What to produce: In the listing that follows, retype every line from the first through the one containing "return tuple(a + (b - a) * t)". Pictures are to be left out.

Dataset entries:
━━━

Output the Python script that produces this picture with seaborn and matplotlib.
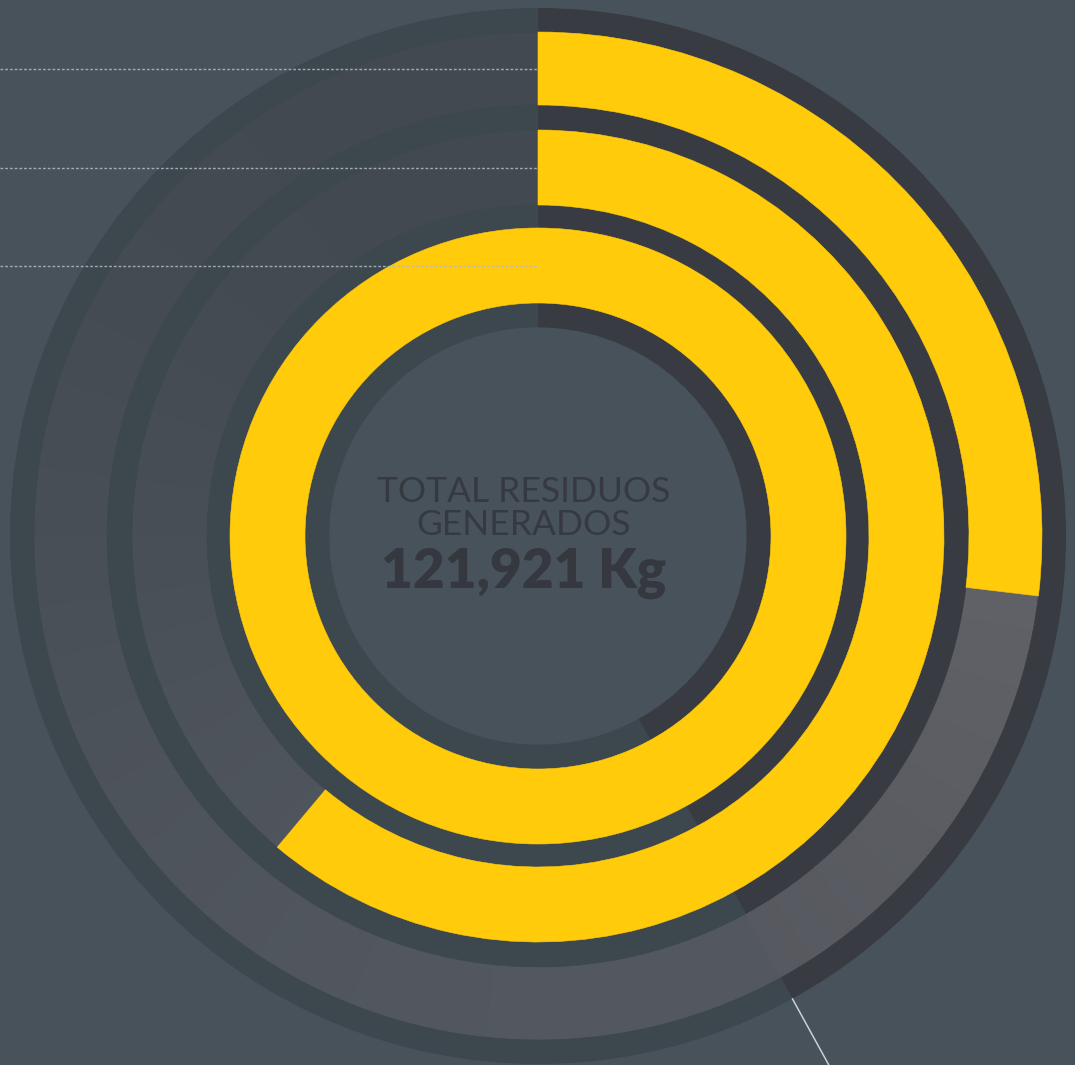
import numpy as np
import matplotlib
matplotlib.use("Agg")
import matplotlib.pyplot as plt
from matplotlib.colors import to_rgb
import seaborn as sns

# ---- data -------------------------------------------------------------
# share of the total for each ring, inner -> outer (percent)
ring_pct = [100.0, 61.1, 26.9]
# highlighted sector marking the remaining group (percent)
sector_pct = 42.0
total_title = ["TOTAL RESIDUOS", "GENERADOS"]
total_value = "121,921 Kg"

# ---- geometry (radii in pixels of the 1075x1065 canvas) ---------------
ring_inner = [233, 331, 431]
ring_outer = [308, 406, 504]
band_inner = [209, 308, 406, 504]
band_outer = [233, 331, 431, 528]
R_MAX = 528
CX, CY = 538, 536
W, H = 1075, 1065

BG = "#47525a"
YELLOW = "#ffcb0b"
BAND_DARK = "#383b42"
BAND_SOFT = "#3d474e"
TEXT = "#363a40"

sns.set_theme(style="dark", rc={"figure.facecolor": BG, "axes.facecolor": "none"})

fig = plt.figure(figsize=(W / 100, H / 100), dpi=100)
fig.patch.set_facecolor(BG)

ax = fig.add_axes([(CX - R_MAX) / W, (H - CY - R_MAX) / H, 2 * R_MAX / W, 2 * R_MAX / H],
                  projection="polar")
ax.set_theta_zero_location("N")
ax.set_theta_direction(-1)
ax.set_ylim(0, R_MAX)
ax.set_axis_off()
ax.patch.set_alpha(0)


def mix(c1, c2, t):
    a, b = np.array(to_rgb(c1)), np.array(to_rgb(c2))
    return tuple(a + (b - a) * t)


def arc(t0, t1, r0, r1, color, z=2):
    th0, th1 = np.deg2rad(t0), np.deg2rad(t1)
    ax.bar(th0, r1 - r0, width=th1 - th0, bottom=r0, align="edge",
           color=color, edgecolor=color, linewidth=0.4, zorder=z)


def shade(theta_deg):
    # soft light from the bottom, darker toward the upper left
    t = (np.cos(np.deg2rad(theta_deg - 165)) + 1) / 2
    return mix("#424950", "#53585f", t)


sector_deg = sector_pct / 100 * 360
ring_deg = [p / 100 * 360 for p in ring_pct]

# shaded ring bodies behind the bars
step = 2.0
for a in np.arange(0, 360, step):
    c = shade(a + step / 2)
    for r0, r1 in zip(ring_inner, ring_outer):
        arc(a, a + step, r0, r1, c, z=1)

# brighter wedge on the outer ring between its bar end and the sector edge
outer_end = ring_deg[2]
n = 40
edges = np.linspace(outer_end, sector_deg, n + 1)
for i in range(n):
    arc(edges[i], edges[i + 1], ring_inner[2], ring_outer[2],
        mix("#606167", "#56595f", i / (n - 1)), z=1.5)

# separating bands: dark inside the sector, soft elsewhere
for r0, r1 in zip(band_inner, band_outer):
    arc(0, sector_deg, r0, r1, BAND_DARK, z=2)
    arc(sector_deg, 360, r0, r1, BAND_SOFT, z=2)

# yellow bars
for r0, r1, d in zip(ring_inner, ring_outer, ring_deg):
    arc(0, d, r0, r1, YELLOW, z=3)

# leader line leaving the sector edge
th = np.deg2rad(sector_deg)
ax.plot([th, th], [R_MAX, 640], color="#c9d1d5", lw=1.1, clip_on=False, zorder=4)

# ---- overlay: guide lines and centre text -----------------------------
ov = fig.add_axes([0, 0, 1, 1])
ov.set_xlim(0, W)
ov.set_ylim(H, 0)
ov.set_axis_off()
ov.patch.set_alpha(0)

for r0, r1 in zip(ring_inner, ring_outer):
    y = CY - (r0 + r1) / 2
    ov.plot([0, CX], [y, y], color="#b4bbc0", lw=1.0, ls=(0, (2.0, 1.4)), alpha=0.85, zorder=5)

light = dict(family=["Lato", "DejaVu Sans"], fontweight="normal", color=TEXT,
             ha="center", va="baseline", fontsize=25.5)
ov.text(524, 502, total_title[0], **light)
ov.text(524, 535, total_title[1], **light)
ov.text(524, 588, total_value, family=["Lato", "DejaVu Sans"], fontweight="heavy",
        color="#35383e", ha="center", va="baseline", fontsize=39.5)

fig.savefig("out.png", dpi=100, facecolor=BG)
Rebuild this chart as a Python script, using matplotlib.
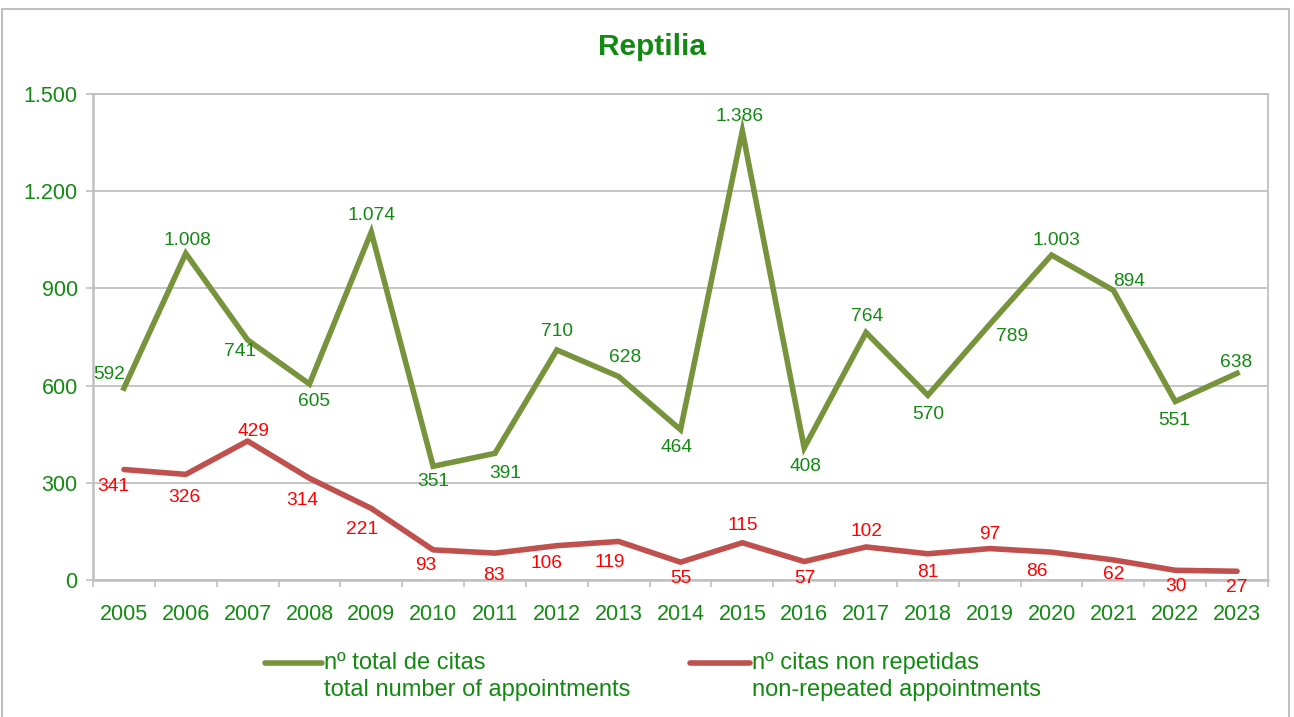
import matplotlib
matplotlib.use("Agg")
import matplotlib.pyplot as plt
from matplotlib.lines import Line2D
from matplotlib.patches import Rectangle

plt.rcParams['font.family'] = ['Liberation Sans', 'DejaVu Sans']

years = ["2005", "2006", "2007", "2008", "2009", "2010", "2011", "2012", "2013", "2014",
         "2015", "2016", "2017", "2018", "2019", "2020", "2021", "2022", "2023"]
total_citas = [592, 1008, 741, 605, 1074, 351, 391, 710, 628, 464,
               1386, 408, 764, 570, 789, 1003, 894, 551, 638]
non_repeated = [341, 326, 429, 314, 221, 93, 83, 106, 119, 55,
                115, 57, 102, 81, 97, 86, 62, 30, 27]
y_ticks = [0, 300, 600, 900, 1200, 1500]
y_tick_labels = ["0", "300", "600", "900", "1.200", "1.500"]
title = "Reptilia"
legend_labels = ["nº total de citas\ntotal number of appointments",
                 "nº citas non repetidas\nnon-repeated appointments"]

# label offsets in pixels (dx, dy) -- layout only
green_off = [(-15, 14), (2, 13), (-8, -12), (5, -18), (0, 17), (0, -15), (10, -20), (0, 18),
             (6, 19), (-4, -18), (-3, 14), (1, -19), (1, 16), (0, -19), (22, -12), (5, 15),
             (16, 9), (-1, -19), (-1, 11)]
red_off = [(-11, -17), (-1, -23), (6, 10), (-7, -22), (-9, -21), (-7, -16), (-1, -22), (-10, -18),
           (-9, -21), (0, -16), (0, 17), (1, -17), (0, 15), (0, -19), (0, 14), (-15, -19),
           (0, -15), (1, -16), (0, -16)]

GREEN_LINE = '#77933C'
RED_LINE = '#C0504D'
GREEN_TXT = '#128A12'
RED_TXT = '#FF0000'
GRID = '#C0C0C0'

W, H = 1294, 717
fig = plt.figure(figsize=(W / 100, H / 100), dpi=100)
fig.patch.set_facecolor('white')

# outer chart border
fig.add_artist(Rectangle((2 / W, -0.05), (1289 - 2) / W, (H - 9) / H + 0.05,
                         transform=fig.transFigure, fill=False, edgecolor='#BFBFBF', lw=1.5))

ax = fig.add_axes([93 / W, (H - 580) / H, (1268 - 93) / W, (580 - 94) / H])
x = list(range(len(years)))

ax.plot(x, total_citas, color=GREEN_LINE, lw=4.0, solid_joinstyle='miter', zorder=3, clip_on=False)
ax.plot(x, non_repeated, color=RED_LINE, lw=4.0, solid_capstyle='round', zorder=3, clip_on=False)

def fmt(v):
    return f"{v:,}".replace(",", ".")

for xi, v, (dx, dy) in zip(x, total_citas, green_off):
    ax.annotate(fmt(v), (xi, v), xytext=(dx, dy), textcoords='offset pixels',
                ha='center', va='center', fontsize=13.8, color=GREEN_TXT, zorder=4)
for xi, v, (dx, dy) in zip(x, non_repeated, red_off):
    ax.annotate(fmt(v), (xi, v), xytext=(dx, dy), textcoords='offset pixels',
                ha='center', va='center', fontsize=13.8, color=RED_TXT, zorder=4)

ax.set_xlim(-0.5, len(years) - 0.5)
ax.set_ylim(0, 1500)
ax.set_yticks(y_ticks)
ax.set_yticklabels(y_tick_labels)
ax.set_xticks(x)
ax.set_xticklabels(years)
ax.set_xticks([i - 0.5 for i in range(len(years) + 1)], minor=True)
ax.tick_params(axis='x', which='major', length=0, pad=17, labelsize=15.5, labelcolor=GREEN_TXT)
ax.tick_params(axis='x', which='minor', length=5, width=1.2, color=GRID, direction='out')
ax.tick_params(axis='y', which='major', length=5, width=1.2, color=GRID, pad=6,
               labelsize=15.5, labelcolor=GREEN_TXT)
ax.yaxis.grid(True, color=GRID, lw=1.3)
ax.set_axisbelow(True)
for s in ax.spines.values():
    s.set_color(GRID)
    s.set_linewidth(1.3)
ax.spines['left'].set_linewidth(1.8)
ax.spines['bottom'].set_linewidth(1.8)

fig.text(652 / W, 1 - 47 / H, title, ha='center', va='center', fontsize=21.5,
         fontweight='bold', color=GREEN_TXT)

# legend (manual)
leg = [(265, 322, GREEN_LINE), (690, 750, RED_LINE)]
for (x0, x1, c), lab in zip(leg, legend_labels):
    fig.add_artist(Line2D([x0 / W, x1 / W], [1 - 663 / H, 1 - 663 / H], transform=fig.transFigure,
                          color=c, lw=4.0, solid_capstyle='round'))
    fig.text((x1 + 2) / W, 1 - 652 / H, lab, ha='left', va='top', fontsize=17,
             color=GREEN_TXT, linespacing=1.3)

fig.savefig("out.png", dpi=100, facecolor='white')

━━━

Written response:
Output the Python script that produces this picture with seaborn and matplotlib.
import numpy as np
import matplotlib
matplotlib.use("Agg")
import matplotlib.pyplot as plt
from matplotlib.colors import to_rgb
import seaborn as sns

# ---- data -------------------------------------------------------------
# share of the total for each ring, inner -> outer (percent)
ring_pct = [100.0, 61.1, 26.9]
# highlighted sector marking the remaining group (percent)
sector_pct = 42.0
total_title = ["TOTAL RESIDUOS", "GENERADOS"]
total_value = "121,921 Kg"

# ---- geometry (radii in pixels of the 1075x1065 canvas) ---------------
ring_inner = [233, 331, 431]
ring_outer = [308, 406, 504]
band_inner = [209, 308, 406, 504]
band_outer = [233, 331, 431, 528]
R_MAX = 528
CX, CY = 538, 536
W, H = 1075, 1065

BG = "#47525a"
YELLOW = "#ffcb0b"
BAND_DARK = "#383b42"
BAND_SOFT = "#3d474e"
TEXT = "#363a40"

sns.set_theme(style="dark", rc={"figure.facecolor": BG, "axes.facecolor": "none"})

fig = plt.figure(figsize=(W / 100, H / 100), dpi=100)
fig.patch.set_facecolor(BG)

ax = fig.add_axes([(CX - R_MAX) / W, (H - CY - R_MAX) / H, 2 * R_MAX / W, 2 * R_MAX / H],
                  projection="polar")
ax.set_theta_zero_location("N")
ax.set_theta_direction(-1)
ax.set_ylim(0, R_MAX)
ax.set_axis_off()
ax.patch.set_alpha(0)


def mix(c1, c2, t):
    a, b = np.array(to_rgb(c1)), np.array(to_rgb(c2))
    return tuple(a + (b - a) * t)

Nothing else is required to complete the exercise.